Copy the lines below as they are; omit the images they contain.
** Begin **
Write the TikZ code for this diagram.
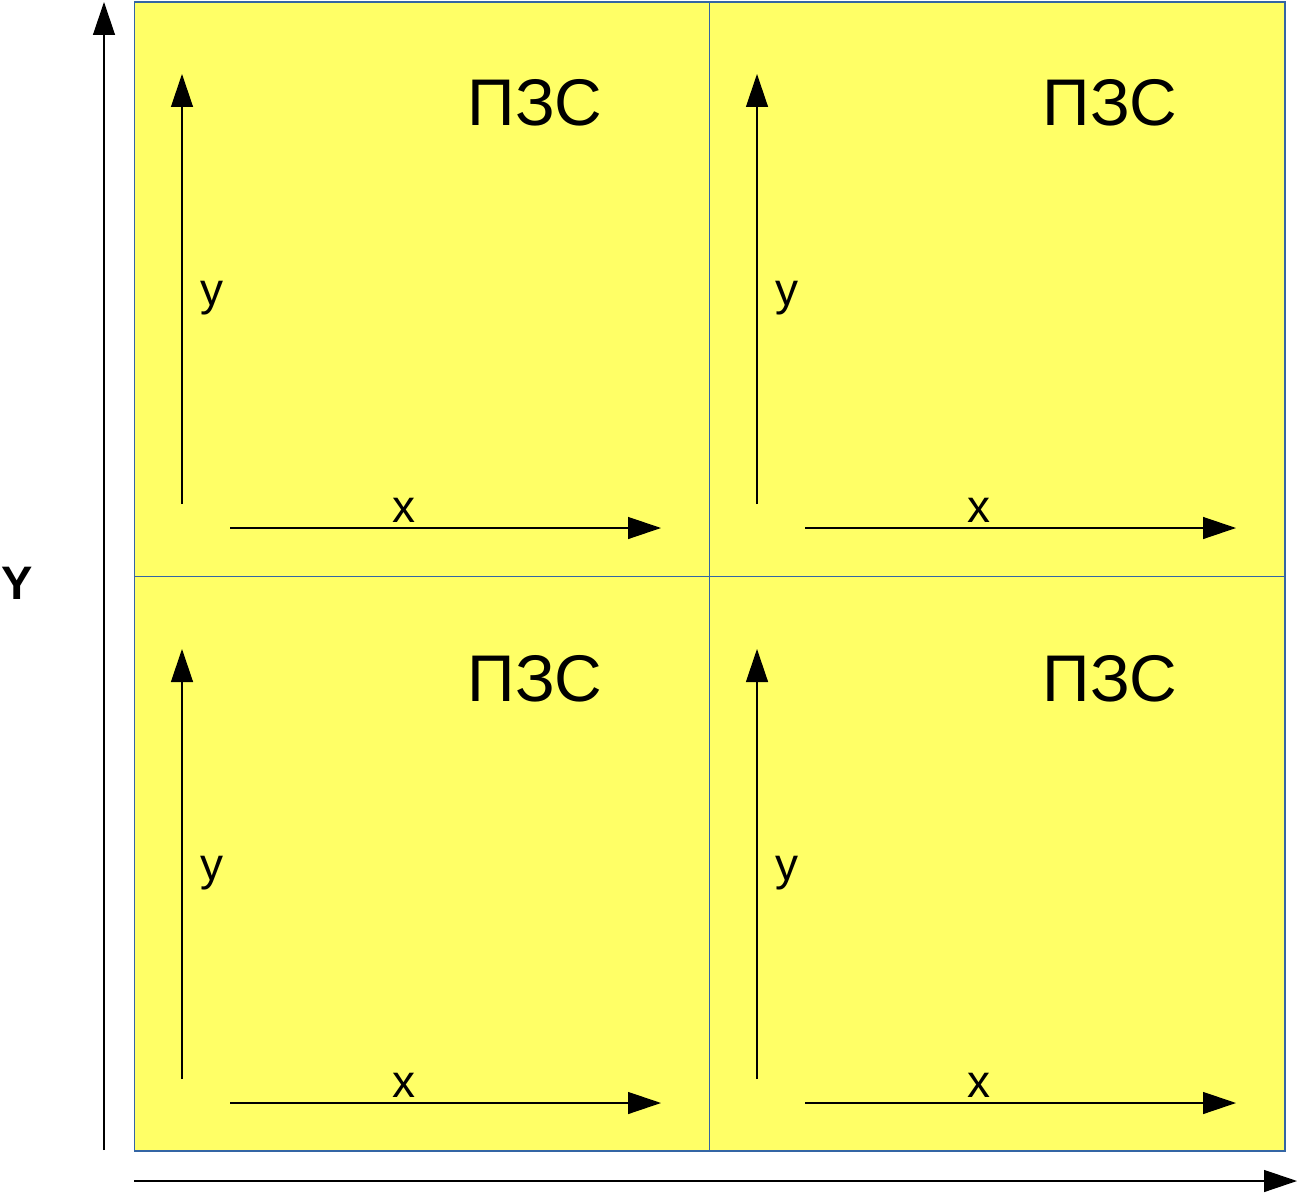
\documentclass[tikz,border=0pt]{standalone}
\usepackage{fontspec}
\setmainfont{Liberation Sans}
\usetikzlibrary{arrows.meta}
\definecolor{panelyellow}{HTML}{FFFF66}
\definecolor{panelblue}{HTML}{3465A4}
\begin{document}
\begin{tikzpicture}[x=1pt,y=-1pt,
  axis/.style={line width=1.3pt,-{Triangle[length=33pt,width=22pt]}},
  panel/.style={draw=panelblue,line width=1pt,fill=panelyellow,minimum width=575pt,minimum height=574pt,inner sep=0pt,anchor=north west},
  biglabel/.style={font=\fontsize{66}{66}\selectfont,anchor=base,inner sep=0pt},
  axlabel/.style={font=\fontsize{46}{46}\selectfont,anchor=base,inner sep=0pt}]
\useasboundingbox (0,0) rectangle (1301,1196);
% panels
\foreach \i/\dx in {0/0,1/575}{
  \foreach \j/\dy in {0/0,1/574}{
    \node[panel] (p\i\j) at (134+\dx,2+\dy) {};
  }
}
\draw[draw=panelblue,line width=1pt] (p00.north west) rectangle (p11.south east);
% inner axes and labels
\foreach \i/\dx in {0/0,1/575}{
  \foreach \j/\dy in {0/0,1/575}{
    \coordinate (ys\i\j) at (182+\dx,504+\dy);
    \coordinate (ye\i\j) at (182+\dx,74+\dy);
    \coordinate (xs\i\j) at (230+\dx,528+\dy);
    \coordinate (xe\i\j) at (661+\dx,528+\dy);
    \draw[axis] (ys\i\j) -- (ye\i\j);
    \draw[axis] (xs\i\j) -- (xe\i\j);
    \node[axlabel] (ly\i\j) at (212+\dx,305+\dy) {y};
    \node[axlabel] (lx\i\j) at (404+\dx,522+\dy) {x};
    \node[biglabel] (pzs\i\j) at (535+\dx,126+\dy) {ПЗС};
  }
}
% outer axes
\coordinate (Ys) at (104,1150);
\coordinate (Ye) at (104,2);
\coordinate (Xs) at (134,1181);
\coordinate (Xe) at (1297,1181);
\draw[axis] (Ys) -- (Ye);
\draw[axis] (Xs) -- (Xe);
\node[font=\fontsize{47}{47}\selectfont\bfseries,anchor=base,inner sep=0pt] (Ylab) at (17,599) {Y};
\end{tikzpicture}
\end{document}
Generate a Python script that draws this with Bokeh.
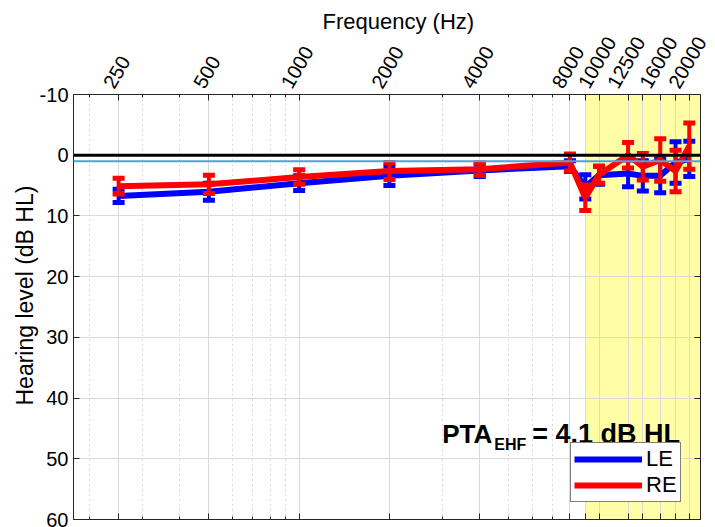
** End **
**Result**
Write the TikZ code for this diagram.
\documentclass[tikz,border=0pt]{standalone}
\usepackage{fontspec}
\setmainfont{Liberation Sans}
\usetikzlibrary{arrows.meta}
\definecolor{panelyellow}{HTML}{FFFF66}
\definecolor{panelblue}{HTML}{3465A4}
\begin{document}
\begin{tikzpicture}[x=1pt,y=-1pt,
  axis/.style={line width=1.3pt,-{Triangle[length=33pt,width=22pt]}},
  panel/.style={draw=panelblue,line width=1pt,fill=panelyellow,minimum width=575pt,minimum height=574pt,inner sep=0pt,anchor=north west},
  biglabel/.style={font=\fontsize{66}{66}\selectfont,anchor=base,inner sep=0pt},
  axlabel/.style={font=\fontsize{46}{46}\selectfont,anchor=base,inner sep=0pt}]
\useasboundingbox (0,0) rectangle (1301,1196);
% panels
\foreach \i/\dx in {0/0,1/575}{
  \foreach \j/\dy in {0/0,1/574}{
    \node[panel] (p\i\j) at (134+\dx,2+\dy) {};
  }
}
\draw[draw=panelblue,line width=1pt] (p00.north west) rectangle (p11.south east);
% inner axes and labels
\foreach \i/\dx in {0/0,1/575}{
  \foreach \j/\dy in {0/0,1/575}{
    \coordinate (ys\i\j) at (182+\dx,504+\dy);
    \coordinate (ye\i\j) at (182+\dx,74+\dy);
    \coordinate (xs\i\j) at (230+\dx,528+\dy);
    \coordinate (xe\i\j) at (661+\dx,528+\dy);
    \draw[axis] (ys\i\j) -- (ye\i\j);
    \draw[axis] (xs\i\j) -- (xe\i\j);
    \node[axlabel] (ly\i\j) at (212+\dx,305+\dy) {y};
    \node[axlabel] (lx\i\j) at (404+\dx,522+\dy) {x};
    \node[biglabel] (pzs\i\j) at (535+\dx,126+\dy) {ПЗС};
  }
}
% outer axes
\coordinate (Ys) at (104,1150);
\coordinate (Ye) at (104,2);
\coordinate (Xs) at (134,1181);
\coordinate (Xe) at (1297,1181);
\draw[axis] (Ys) -- (Ye);
\draw[axis] (Xs) -- (Xe);
\node[font=\fontsize{47}{47}\selectfont\bfseries,anchor=base,inner sep=0pt] (Ylab) at (17,599) {Y};
\end{tikzpicture}
\end{document}
Generate a Python script that draws this with Bokeh.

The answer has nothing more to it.